Yasser and Mahmoud, two cousins aged 12 and 10, respectively, stop at the entrance of the central mosque in Gaziantep as others hurriedly step inside for early morning prayer on the eve of Eid-ul-Adha, the Muslim holy feast of sacrifice.
Wearing shabby trousers and faded shirts, Yasser and Mahmoud arrange locally produced candies and chocolates in medium sized cartons. They station themselves at two different doors of the majestic mosque to attract customers.

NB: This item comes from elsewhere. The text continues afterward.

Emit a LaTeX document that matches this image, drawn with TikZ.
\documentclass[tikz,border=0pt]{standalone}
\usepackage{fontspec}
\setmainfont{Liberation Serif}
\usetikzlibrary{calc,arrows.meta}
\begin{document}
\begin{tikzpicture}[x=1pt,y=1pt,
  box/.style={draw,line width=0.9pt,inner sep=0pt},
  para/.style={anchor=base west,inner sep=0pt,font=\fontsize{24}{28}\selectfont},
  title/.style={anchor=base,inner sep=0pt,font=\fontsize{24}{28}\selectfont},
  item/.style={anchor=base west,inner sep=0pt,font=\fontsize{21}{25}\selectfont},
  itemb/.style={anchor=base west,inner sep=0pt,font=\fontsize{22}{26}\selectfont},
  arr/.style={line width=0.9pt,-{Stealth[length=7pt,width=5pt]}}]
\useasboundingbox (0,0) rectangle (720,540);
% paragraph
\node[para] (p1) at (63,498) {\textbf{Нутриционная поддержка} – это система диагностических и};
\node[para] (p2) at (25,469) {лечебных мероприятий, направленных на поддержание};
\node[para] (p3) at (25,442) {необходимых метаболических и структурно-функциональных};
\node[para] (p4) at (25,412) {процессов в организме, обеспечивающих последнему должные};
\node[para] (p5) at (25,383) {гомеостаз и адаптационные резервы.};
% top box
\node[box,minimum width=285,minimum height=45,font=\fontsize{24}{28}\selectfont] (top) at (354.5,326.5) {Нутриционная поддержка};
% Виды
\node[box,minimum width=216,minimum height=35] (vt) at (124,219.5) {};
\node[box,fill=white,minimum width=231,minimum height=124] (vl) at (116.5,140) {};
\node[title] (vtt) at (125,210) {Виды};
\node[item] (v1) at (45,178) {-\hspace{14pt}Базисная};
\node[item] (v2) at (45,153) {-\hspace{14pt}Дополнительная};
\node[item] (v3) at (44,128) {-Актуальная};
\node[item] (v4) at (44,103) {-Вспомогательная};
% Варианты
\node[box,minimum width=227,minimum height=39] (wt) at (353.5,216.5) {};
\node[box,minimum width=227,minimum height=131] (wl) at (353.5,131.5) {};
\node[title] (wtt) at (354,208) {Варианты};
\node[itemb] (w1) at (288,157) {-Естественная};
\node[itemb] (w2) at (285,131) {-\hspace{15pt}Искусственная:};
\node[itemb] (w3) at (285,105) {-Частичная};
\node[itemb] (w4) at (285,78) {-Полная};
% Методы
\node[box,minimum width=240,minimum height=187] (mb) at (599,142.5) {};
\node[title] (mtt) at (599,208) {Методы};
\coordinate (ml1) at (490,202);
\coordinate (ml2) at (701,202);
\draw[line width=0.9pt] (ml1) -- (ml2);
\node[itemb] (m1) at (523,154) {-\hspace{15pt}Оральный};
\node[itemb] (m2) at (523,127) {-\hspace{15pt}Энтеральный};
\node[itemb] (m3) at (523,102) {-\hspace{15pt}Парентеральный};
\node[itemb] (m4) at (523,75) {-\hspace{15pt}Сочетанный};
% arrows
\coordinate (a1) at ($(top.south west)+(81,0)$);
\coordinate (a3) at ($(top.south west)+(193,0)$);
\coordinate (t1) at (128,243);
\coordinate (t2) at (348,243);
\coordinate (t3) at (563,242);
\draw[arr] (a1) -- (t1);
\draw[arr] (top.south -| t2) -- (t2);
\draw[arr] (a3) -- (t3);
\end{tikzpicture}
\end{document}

“I will take home my mother’s favorite sweets and some apples,” says Yasser, whose family of eight migrated from the Syrian town of Latakia 10 months ago. His father, Radwan Hassan, preferred not to live in a refugee camp set up in Gaziantep, a booming industrial city in southeastern Turkey, instead opting to live in an abandoned building with a caved-in roof.
Hassan is teaming up with a local butcher to slaughter animals and make some money. The boys don’t know where Hassan is for the Eid prayer.

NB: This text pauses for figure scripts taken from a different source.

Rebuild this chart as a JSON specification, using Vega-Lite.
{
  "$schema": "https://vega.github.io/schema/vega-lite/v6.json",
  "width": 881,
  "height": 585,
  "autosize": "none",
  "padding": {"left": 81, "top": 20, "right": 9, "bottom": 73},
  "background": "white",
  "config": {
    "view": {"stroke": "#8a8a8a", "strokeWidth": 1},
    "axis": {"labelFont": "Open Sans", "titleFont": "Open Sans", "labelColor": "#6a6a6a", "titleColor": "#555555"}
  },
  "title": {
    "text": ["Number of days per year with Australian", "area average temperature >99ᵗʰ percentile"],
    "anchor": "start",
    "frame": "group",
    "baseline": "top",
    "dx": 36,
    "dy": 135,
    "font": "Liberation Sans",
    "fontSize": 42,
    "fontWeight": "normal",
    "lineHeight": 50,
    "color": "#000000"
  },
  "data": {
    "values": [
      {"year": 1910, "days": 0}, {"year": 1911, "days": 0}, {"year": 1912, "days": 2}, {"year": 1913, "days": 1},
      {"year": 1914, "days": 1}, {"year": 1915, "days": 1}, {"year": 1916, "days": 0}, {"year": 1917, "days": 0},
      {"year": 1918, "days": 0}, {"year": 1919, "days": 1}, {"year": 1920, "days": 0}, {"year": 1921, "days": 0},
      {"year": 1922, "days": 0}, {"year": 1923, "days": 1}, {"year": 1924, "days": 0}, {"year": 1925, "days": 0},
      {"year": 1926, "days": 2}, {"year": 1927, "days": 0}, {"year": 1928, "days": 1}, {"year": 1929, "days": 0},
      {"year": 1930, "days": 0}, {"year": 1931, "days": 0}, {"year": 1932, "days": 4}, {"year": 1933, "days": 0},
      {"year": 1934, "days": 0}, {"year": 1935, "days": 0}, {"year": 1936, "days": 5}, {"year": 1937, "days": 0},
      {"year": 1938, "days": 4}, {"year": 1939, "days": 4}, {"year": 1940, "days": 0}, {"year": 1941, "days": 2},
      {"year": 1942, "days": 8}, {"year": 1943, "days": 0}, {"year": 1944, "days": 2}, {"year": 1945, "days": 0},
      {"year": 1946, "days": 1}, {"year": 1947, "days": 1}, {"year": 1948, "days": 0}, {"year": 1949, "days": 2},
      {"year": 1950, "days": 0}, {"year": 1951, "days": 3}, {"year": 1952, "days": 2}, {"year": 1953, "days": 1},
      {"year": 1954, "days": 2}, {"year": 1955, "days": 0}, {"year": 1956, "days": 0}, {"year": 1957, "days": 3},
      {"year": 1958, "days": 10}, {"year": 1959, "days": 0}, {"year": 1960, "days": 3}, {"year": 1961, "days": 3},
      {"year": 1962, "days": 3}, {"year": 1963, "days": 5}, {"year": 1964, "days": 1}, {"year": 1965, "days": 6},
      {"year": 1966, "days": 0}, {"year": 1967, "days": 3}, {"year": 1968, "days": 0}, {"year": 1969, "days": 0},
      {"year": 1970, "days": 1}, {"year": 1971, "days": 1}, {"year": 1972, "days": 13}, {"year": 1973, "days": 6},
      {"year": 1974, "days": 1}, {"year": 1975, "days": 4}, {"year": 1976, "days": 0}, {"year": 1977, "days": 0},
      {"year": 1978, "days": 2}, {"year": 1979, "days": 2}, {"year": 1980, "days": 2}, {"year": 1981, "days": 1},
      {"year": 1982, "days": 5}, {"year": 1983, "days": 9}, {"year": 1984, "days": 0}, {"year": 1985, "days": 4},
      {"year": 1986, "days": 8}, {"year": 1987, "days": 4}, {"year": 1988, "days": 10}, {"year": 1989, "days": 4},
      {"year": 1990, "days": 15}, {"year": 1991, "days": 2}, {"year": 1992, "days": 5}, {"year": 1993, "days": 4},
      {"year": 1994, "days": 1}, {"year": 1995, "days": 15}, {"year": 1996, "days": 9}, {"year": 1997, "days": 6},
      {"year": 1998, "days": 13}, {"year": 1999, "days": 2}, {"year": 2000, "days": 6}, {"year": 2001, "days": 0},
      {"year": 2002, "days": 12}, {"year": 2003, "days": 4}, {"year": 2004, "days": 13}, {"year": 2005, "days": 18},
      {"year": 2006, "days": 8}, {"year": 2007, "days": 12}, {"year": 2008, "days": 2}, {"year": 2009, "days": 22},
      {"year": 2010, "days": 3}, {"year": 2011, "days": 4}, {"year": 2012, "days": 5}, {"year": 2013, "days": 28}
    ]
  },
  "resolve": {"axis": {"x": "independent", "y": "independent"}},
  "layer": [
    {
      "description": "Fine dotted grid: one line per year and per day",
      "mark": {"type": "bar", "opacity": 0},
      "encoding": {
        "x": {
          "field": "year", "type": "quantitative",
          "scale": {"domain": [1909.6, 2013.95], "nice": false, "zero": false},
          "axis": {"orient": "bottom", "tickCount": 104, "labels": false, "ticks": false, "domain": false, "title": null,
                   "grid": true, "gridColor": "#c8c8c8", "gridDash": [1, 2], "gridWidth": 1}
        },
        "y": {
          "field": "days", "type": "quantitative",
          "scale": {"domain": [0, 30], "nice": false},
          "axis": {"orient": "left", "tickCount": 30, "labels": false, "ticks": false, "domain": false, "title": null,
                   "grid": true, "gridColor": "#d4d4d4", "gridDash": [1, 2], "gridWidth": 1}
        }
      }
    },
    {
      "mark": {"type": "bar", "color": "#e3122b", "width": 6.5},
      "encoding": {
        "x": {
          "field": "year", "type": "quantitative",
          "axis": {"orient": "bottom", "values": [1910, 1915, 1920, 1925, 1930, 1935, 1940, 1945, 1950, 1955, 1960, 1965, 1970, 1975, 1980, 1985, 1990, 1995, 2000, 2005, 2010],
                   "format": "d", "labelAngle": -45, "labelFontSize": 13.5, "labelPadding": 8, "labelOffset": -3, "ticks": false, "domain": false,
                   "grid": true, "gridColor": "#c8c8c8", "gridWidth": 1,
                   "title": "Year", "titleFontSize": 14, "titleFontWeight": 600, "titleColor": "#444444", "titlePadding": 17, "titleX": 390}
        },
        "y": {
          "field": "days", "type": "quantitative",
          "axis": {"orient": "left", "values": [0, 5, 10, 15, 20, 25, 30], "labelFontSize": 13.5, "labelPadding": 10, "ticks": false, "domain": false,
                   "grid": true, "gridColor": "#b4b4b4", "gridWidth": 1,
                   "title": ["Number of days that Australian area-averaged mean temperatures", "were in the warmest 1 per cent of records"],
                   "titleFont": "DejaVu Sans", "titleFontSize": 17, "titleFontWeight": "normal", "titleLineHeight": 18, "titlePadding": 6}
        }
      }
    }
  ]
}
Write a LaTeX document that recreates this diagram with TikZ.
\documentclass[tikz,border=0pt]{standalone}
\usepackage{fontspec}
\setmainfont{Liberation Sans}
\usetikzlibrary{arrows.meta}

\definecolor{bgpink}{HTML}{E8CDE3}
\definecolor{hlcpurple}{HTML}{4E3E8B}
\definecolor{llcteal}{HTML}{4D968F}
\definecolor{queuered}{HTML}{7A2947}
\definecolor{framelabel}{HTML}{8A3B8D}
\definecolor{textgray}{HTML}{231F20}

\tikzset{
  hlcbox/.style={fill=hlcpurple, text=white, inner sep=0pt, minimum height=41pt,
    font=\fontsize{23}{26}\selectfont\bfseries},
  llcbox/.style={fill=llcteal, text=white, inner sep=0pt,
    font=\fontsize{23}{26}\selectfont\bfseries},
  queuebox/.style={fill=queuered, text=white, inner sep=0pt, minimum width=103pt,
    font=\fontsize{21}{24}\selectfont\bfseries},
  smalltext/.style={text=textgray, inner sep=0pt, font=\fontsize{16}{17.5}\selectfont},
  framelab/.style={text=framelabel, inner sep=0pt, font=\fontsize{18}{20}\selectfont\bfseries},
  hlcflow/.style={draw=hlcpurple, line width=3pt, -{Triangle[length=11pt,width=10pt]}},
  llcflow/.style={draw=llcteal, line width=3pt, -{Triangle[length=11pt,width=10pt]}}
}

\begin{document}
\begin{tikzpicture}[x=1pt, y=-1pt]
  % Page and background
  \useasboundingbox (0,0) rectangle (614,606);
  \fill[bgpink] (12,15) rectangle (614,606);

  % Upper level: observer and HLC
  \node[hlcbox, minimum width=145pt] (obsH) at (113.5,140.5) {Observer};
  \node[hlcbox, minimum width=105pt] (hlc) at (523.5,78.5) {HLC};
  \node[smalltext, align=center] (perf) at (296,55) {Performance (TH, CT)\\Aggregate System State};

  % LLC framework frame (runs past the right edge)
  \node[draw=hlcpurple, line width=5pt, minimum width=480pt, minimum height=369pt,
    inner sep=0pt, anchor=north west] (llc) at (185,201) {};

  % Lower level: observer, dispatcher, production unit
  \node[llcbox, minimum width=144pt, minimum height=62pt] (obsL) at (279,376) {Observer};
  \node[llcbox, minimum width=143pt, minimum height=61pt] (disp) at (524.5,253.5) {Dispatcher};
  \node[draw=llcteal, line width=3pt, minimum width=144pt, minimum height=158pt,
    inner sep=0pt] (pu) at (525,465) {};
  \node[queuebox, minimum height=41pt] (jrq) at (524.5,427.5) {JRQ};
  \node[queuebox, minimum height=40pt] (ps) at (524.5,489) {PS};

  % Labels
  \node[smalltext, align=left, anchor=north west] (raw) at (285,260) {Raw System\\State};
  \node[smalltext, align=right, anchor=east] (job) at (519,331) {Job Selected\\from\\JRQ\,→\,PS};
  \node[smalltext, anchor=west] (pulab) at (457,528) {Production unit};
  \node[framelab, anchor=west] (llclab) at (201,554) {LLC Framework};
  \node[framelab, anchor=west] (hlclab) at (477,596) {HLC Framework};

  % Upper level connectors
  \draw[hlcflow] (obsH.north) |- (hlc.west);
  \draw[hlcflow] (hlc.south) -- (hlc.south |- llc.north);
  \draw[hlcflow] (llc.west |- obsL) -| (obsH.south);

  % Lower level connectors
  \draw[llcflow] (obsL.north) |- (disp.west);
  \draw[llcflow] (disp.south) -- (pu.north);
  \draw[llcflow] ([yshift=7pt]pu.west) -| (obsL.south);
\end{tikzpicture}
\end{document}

Mahmoud was recently orphaned after his father was killed by a sniper in August. Hassan, Mahmoud’s uncle and Yasser’s father, brought him and his mother along with them to Turkey.

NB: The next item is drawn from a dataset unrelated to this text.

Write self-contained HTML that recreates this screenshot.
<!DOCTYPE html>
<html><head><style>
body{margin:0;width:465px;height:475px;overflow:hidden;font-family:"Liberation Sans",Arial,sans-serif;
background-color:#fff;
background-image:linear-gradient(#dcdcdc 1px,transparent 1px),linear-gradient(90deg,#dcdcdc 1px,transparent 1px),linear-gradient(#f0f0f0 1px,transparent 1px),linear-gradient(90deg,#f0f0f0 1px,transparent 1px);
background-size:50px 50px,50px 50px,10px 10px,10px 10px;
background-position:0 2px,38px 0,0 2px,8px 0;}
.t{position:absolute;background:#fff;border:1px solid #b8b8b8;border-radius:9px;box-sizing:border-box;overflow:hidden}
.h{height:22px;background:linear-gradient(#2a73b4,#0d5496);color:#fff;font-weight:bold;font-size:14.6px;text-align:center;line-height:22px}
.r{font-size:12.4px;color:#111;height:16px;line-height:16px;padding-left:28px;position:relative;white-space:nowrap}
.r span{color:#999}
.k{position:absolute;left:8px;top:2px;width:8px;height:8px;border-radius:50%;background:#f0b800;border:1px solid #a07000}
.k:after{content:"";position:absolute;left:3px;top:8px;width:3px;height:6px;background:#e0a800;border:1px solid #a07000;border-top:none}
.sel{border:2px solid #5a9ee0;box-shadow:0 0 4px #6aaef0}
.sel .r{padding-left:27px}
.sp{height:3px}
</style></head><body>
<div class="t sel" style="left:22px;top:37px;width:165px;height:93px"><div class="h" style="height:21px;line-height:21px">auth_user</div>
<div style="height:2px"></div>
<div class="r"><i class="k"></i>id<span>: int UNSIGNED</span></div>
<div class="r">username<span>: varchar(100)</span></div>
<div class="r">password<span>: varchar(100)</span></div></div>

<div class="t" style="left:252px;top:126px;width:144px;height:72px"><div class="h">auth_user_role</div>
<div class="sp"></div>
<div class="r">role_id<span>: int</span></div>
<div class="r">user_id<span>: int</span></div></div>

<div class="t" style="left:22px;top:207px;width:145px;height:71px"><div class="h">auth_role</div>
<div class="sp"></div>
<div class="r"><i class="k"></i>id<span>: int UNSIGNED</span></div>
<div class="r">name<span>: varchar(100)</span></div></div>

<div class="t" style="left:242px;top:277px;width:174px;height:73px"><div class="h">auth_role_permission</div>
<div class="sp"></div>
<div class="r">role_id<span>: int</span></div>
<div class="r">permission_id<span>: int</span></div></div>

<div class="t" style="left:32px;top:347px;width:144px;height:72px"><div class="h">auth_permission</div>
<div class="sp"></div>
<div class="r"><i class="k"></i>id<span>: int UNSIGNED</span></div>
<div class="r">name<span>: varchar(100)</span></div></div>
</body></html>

Yasser and Mahmoud briskly walk to a bakery and buy a kilogram of baklava. Carrying their bounty, the boys walk for half an hour to their impoverished neighborhood.
They enter a dilapidated, two-story building. The family sleeps in a 20-square-foot room devoid of windows. Four mattresses, one wooden bed, three chairs, and countless flies fill the humid and cold room. The toilet has neither a door nor a roof.